▶ _AIM_
All of the data that follows should be retyped exactly, please, except the pictures.

▶ _COLLECTED MATERIAL_
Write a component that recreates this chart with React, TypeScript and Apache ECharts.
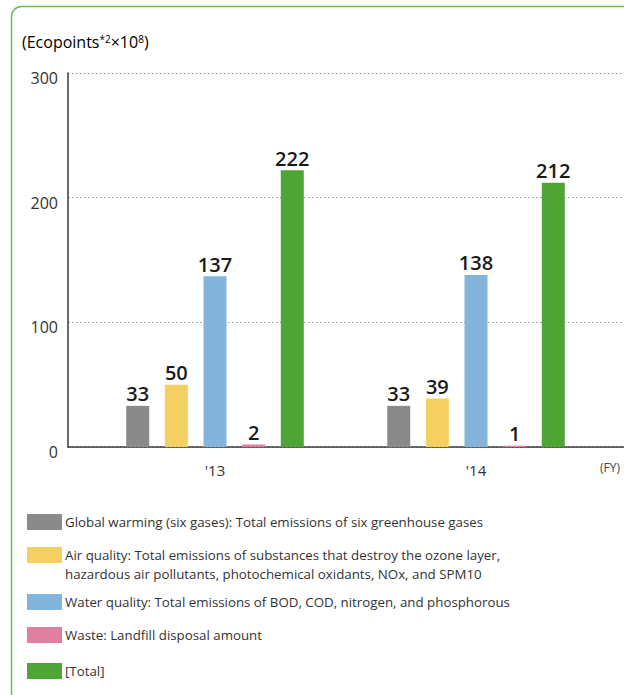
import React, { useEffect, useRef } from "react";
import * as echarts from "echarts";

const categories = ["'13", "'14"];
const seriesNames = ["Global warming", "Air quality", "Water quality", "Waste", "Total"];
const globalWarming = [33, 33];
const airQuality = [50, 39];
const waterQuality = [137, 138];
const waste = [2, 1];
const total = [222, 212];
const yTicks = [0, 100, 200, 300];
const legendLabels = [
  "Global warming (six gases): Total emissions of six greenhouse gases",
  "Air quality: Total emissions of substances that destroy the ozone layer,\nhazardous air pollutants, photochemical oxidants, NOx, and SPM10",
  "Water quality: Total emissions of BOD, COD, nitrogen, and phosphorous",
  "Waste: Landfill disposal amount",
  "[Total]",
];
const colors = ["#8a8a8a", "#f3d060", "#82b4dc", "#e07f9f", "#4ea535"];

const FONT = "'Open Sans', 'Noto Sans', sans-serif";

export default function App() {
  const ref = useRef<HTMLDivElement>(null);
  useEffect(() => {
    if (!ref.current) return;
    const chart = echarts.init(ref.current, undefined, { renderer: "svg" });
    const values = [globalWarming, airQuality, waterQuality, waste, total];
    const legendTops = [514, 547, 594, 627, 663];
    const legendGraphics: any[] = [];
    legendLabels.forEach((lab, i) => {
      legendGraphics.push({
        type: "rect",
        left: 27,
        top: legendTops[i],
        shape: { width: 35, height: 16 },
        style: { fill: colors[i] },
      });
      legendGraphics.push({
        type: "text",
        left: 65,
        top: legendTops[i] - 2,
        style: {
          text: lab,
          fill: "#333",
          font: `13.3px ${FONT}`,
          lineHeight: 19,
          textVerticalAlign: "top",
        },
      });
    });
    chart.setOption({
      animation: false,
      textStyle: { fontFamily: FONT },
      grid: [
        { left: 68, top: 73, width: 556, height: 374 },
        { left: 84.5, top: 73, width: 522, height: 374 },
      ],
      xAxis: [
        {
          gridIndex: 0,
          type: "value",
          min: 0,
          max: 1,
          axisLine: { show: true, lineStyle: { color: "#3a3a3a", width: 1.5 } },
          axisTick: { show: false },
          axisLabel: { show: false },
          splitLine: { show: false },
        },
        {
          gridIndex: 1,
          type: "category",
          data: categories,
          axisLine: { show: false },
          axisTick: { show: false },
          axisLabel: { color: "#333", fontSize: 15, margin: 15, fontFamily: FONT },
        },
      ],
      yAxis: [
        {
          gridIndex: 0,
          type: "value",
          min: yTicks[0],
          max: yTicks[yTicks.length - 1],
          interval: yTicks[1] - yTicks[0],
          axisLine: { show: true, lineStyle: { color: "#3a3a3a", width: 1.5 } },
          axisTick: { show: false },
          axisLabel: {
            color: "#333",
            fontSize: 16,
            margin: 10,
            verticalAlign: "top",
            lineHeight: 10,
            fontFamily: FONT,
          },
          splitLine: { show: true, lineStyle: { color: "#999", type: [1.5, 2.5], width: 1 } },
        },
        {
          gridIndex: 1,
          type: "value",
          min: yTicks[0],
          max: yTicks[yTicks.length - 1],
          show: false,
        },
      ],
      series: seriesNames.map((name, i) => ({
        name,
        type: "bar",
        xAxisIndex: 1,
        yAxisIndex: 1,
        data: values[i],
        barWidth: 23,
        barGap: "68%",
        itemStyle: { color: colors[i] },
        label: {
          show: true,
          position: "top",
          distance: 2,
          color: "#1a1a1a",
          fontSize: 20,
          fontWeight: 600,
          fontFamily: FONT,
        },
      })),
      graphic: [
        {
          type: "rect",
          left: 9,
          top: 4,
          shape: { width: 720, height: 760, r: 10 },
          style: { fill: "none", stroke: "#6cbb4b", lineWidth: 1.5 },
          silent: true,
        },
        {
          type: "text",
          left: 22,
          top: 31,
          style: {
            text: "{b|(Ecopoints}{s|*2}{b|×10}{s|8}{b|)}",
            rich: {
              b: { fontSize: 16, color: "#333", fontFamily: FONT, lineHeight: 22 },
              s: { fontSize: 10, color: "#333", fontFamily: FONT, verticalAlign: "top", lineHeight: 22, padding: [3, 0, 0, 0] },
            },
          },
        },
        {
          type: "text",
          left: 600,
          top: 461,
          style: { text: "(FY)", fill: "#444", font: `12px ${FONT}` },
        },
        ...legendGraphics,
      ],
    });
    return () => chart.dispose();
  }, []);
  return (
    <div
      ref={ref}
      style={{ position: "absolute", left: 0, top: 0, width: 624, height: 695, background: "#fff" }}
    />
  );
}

▶ _IN RESPONSE_
Write a component that recreates this chart with React, TypeScript and Apache ECharts.
import React, { useEffect, useRef } from "react";
import * as echarts from "echarts";

const categories = ["'13", "'14"];
const seriesNames = ["Global warming", "Air quality", "Water quality", "Waste", "Total"];
const globalWarming = [33, 33];
const airQuality = [50, 39];
const waterQuality = [137, 138];
const waste = [2, 1];
const total = [222, 212];
const yTicks = [0, 100, 200, 300];
const legendLabels = [
  "Global warming (six gases): Total emissions of six greenhouse gases",
  "Air quality: Total emissions of substances that destroy the ozone layer,\nhazardous air pollutants, photochemical oxidants, NOx, and SPM10",
  "Water quality: Total emissions of BOD, COD, nitrogen, and phosphorous",
  "Waste: Landfill disposal amount",
  "[Total]",
];
const colors = ["#8a8a8a", "#f3d060", "#82b4dc", "#e07f9f", "#4ea535"];

const FONT = "'Open Sans', 'Noto Sans', sans-serif";

export default function App() {
  const ref = useRef<HTMLDivElement>(null);
  useEffect(() => {
    if (!ref.current) return;
    const chart = echarts.init(ref.current, undefined, { renderer: "svg" });
    const values = [globalWarming, airQuality, waterQuality, waste, total];
    const legendTops = [514, 547, 594, 627, 663];
    const legendGraphics: any[] = [];
    legendLabels.forEach((lab, i) => {
      legendGraphics.push({
        type: "rect",
        left: 27,
        top: legendTops[i],
        shape: { width: 35, height: 16 },
        style: { fill: colors[i] },
      });
      legendGraphics.push({
        type: "text",
        left: 65,
        top: legendTops[i] - 2,
        style: {
          text: lab,
          fill: "#333",
          font: `13.3px ${FONT}`,
          lineHeight: 19,
          textVerticalAlign: "top",
        },
      });
    });
    chart.setOption({
      animation: false,
      textStyle: { fontFamily: FONT },
      grid: [
        { left: 68, top: 73, width: 556, height: 374 },
        { left: 84.5, top: 73, width: 522, height: 374 },
      ],
      xAxis: [
        {
          gridIndex: 0,
          type: "value",
          min: 0,
          max: 1,
          axisLine: { show: true, lineStyle: { color: "#3a3a3a", width: 1.5 } },
          axisTick: { show: false },
          axisLabel: { show: false },
          splitLine: { show: false },
        },
        {
          gridIndex: 1,
          type: "category",
          data: categories,
          axisLine: { show: false },
          axisTick: { show: false },
          axisLabel: { color: "#333", fontSize: 15, margin: 15, fontFamily: FONT },
        },
      ],
      yAxis: [
        {
          gridIndex: 0,
          type: "value",
          min: yTicks[0],
          max: yTicks[yTicks.length - 1],
          interval: yTicks[1] - yTicks[0],
          axisLine: { show: true, lineStyle: { color: "#3a3a3a", width: 1.5 } },
          axisTick: { show: false },
          axisLabel: {
            color: "#333",
            fontSize: 16,
            margin: 10,
            verticalAlign: "top",
            lineHeight: 10,
            fontFamily: FONT,
          },
          splitLine: { show: true, lineStyle: { color: "#999", type: [1.5, 2.5], width: 1 } },
        },
        {
          gridIndex: 1,
          type: "value",
          min: yTicks[0],
          max: yTicks[yTicks.length - 1],
          show: false,
        },
      ],
      series: seriesNames.map((name, i) => ({
        name,
        type: "bar",
        xAxisIndex: 1,
        yAxisIndex: 1,
        data: values[i],
        barWidth: 23,
        barGap: "68%",
        itemStyle: { color: colors[i] },
        label: {
          show: true,
          position: "top",
          distance: 2,
          color: "#1a1a1a",
          fontSize: 20,
          fontWeight: 600,
          fontFamily: FONT,
        },
      })),
      graphic: [
        {
          type: "rect",
          left: 9,
          top: 4,
          shape: { width: 720, height: 760, r: 10 },
          style: { fill: "none", stroke: "#6cbb4b", lineWidth: 1.5 },
          silent: true,
        },
        {
          type: "text",
          left: 22,
          top: 31,
          style: {
            text: "{b|(Ecopoints}{s|*2}{b|×10}{s|8}{b|)}",
            rich: {
              b: { fontSize: 16, color: "#333", fontFamily: FONT, lineHeight: 22 },
              s: { fontSize: 10, color: "#333", fontFamily: FONT, verticalAlign: "top", lineHeight: 22, padding: [3, 0, 0, 0] },
            },
          },
        },
        {
          type: "text",
          left: 600,
          top: 461,
          style: { text: "(FY)", fill: "#444", font: `12px ${FONT}` },
        },
        ...legendGraphics,
      ],
    });
    return () => chart.dispose();
  }, []);
  return (
    <div
      ref={ref}
      style={{ position: "absolute", left: 0, top: 0, width: 624, height: 695, background: "#fff" }}
    />
  );
}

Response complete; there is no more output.